Im Gruselkabinett

Am Dienstag, 7. November 2017 fand im Landesmedienzentrum in der Moltkestraße eine denkwürdige Vorführung des wohl berühmtesten deutschen Stummfilms „ Das Cabinet des Dr. Caligari“ statt. Leider habe ich der Vorführung nicht beigewohnt, denn es war sicher ein einzigartiges Erlebnis. Leser meiner Texte wissen vielleicht, dass es nicht unbedingt ein Lob ist, wenn ich eine Veranstaltung als „einzigartig“ bezeichne, sondern dass es sich vielleicht sogar um bitterböse Ironie handeln könnte.

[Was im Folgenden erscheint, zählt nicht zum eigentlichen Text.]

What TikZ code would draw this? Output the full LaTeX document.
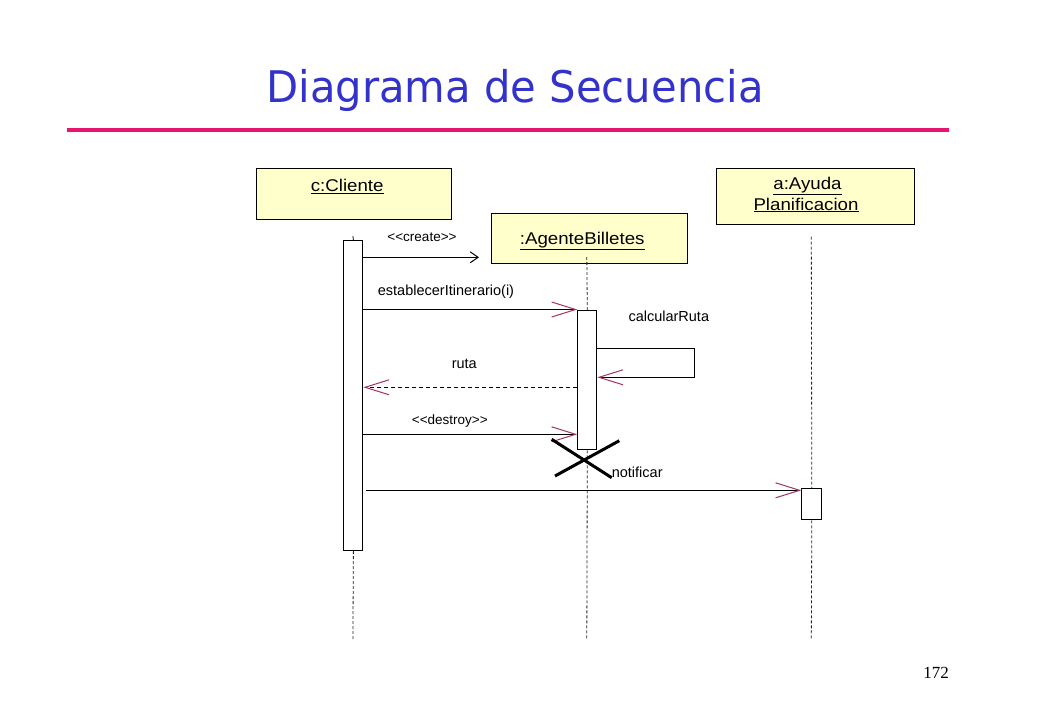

Aber  fangen wir von vorne: Holger Ebeling, Pianist, der in den Anfangsjahren des Stummfilmfestivals Karlsruhe dort häufige Engagements hatte, bezeichnet den „Caligari“ als „Stimmungsfilm“. Was kann denn damit gemeint sein? Später führt er aus, die Musiker wollten bei der Vorführung die Stimmung im Publikum aufgreifen. Aha, nun man könnte sagen, jeder Film oder auch jedes Kunstwerk erzeugt vermutlich Stimmungen bei den Rezipienten. Dann ist der Begriff „Stimmungsfilm“ ziemlich beliebig. Das ist aber jetzt mal zweitrangig. Mich hätte eher interessiert, wie die Musiker die Stimmung im Raum festgestellt haben. Wie soll ich mir das praktisch vorstellen?  Musiker pausiert und horcht ins Publikum? Gut, manchmal „spürt“ man sozusagen die Stimmung im Saal, aber ich finde, offen gesagt, ich finde dieses künstlerische Konzept ziemlich fragwürdig und problematisch in der praktischen Umsetzung.

Bei dieser Gelegenheit erlaube ich mir einen Einwand gegen den Begriff „Vertonung von Stummfilmen“.  Der Begriff legt nahe, dass der Film, also ein Bildmedium, in Töne verwandelt wird. Das ist nicht möglich, und auch nicht Aufgabe einer musikalischen Stummfilmbegleitung. Die musikalische Begleitung eines Stummfilmes hat eine dramaturgische Aufgabe: sie soll dem Publikum eine Hilfestellung leisten, dramaturgische Entwicklungen ggf. antizipieren und unterstützen.

Aber vermutlich wollten die beiden Musiker und der  Rezitator Christoph Köhler etwas ganz Besonderes wagen. Der zweite Musiker war im übrigen Elmar Klahn, der Violine und andere Instrumente spielte; auch er früher mal beim Stummfilmfestival Karlsruhe engagiert, solange es noch den früheren Namen „Karlsruher Stummfilmtage“ hatte.

Und nun zu Christoph Köhler, der tatschlich die Zwischentitel dem wohl staunenden Publikum vorlas, obwohl sie doch groß auf der Leinwand zu sehen sind. Handelte es sich etwa um eine Sondervorführung für Karlsruher Analphabeten? In der Ankündigung steht nichts davon. Und dann las Christoph Köhler offenbar noch weitere Texte, die zum Film gepasst haben sollen, während der Vorführung laut vor.  Vehementer kann man eine Filmvorführung wohl nicht stören.  Vermutlich sollten durch die laute Lektüre die Stimmungen im Raum noch verstärkt werden.

Aber was drückt sich hier letztlich aus? Meiner Ansicht nach ein ganz starkes Misstrauen gegenüber dem Bild. Es ist ja bekannt, dass die Anthroposophie, der Köhler unseres Wissens zugeneigt ist, Bildern grundsätzlich misstraut, weil sie eben nicht die vermeintliche Sicherheit und Genauigkeit des „Wortes“ liefern könnten,  sondern beliebig wären. Ganz schlimm. Und genau genommen, ist es nicht nur Misstrauen, es handelt sich um eine gründliche Verachtung des Bildes und des Kinos als populäre Kunst überhaupt.

Und so bin ich letztlich froh, dass ich diese Vergewaltigung eines Stummfilmklassikers durch drei künstlerische Dilettanten versäumt habe.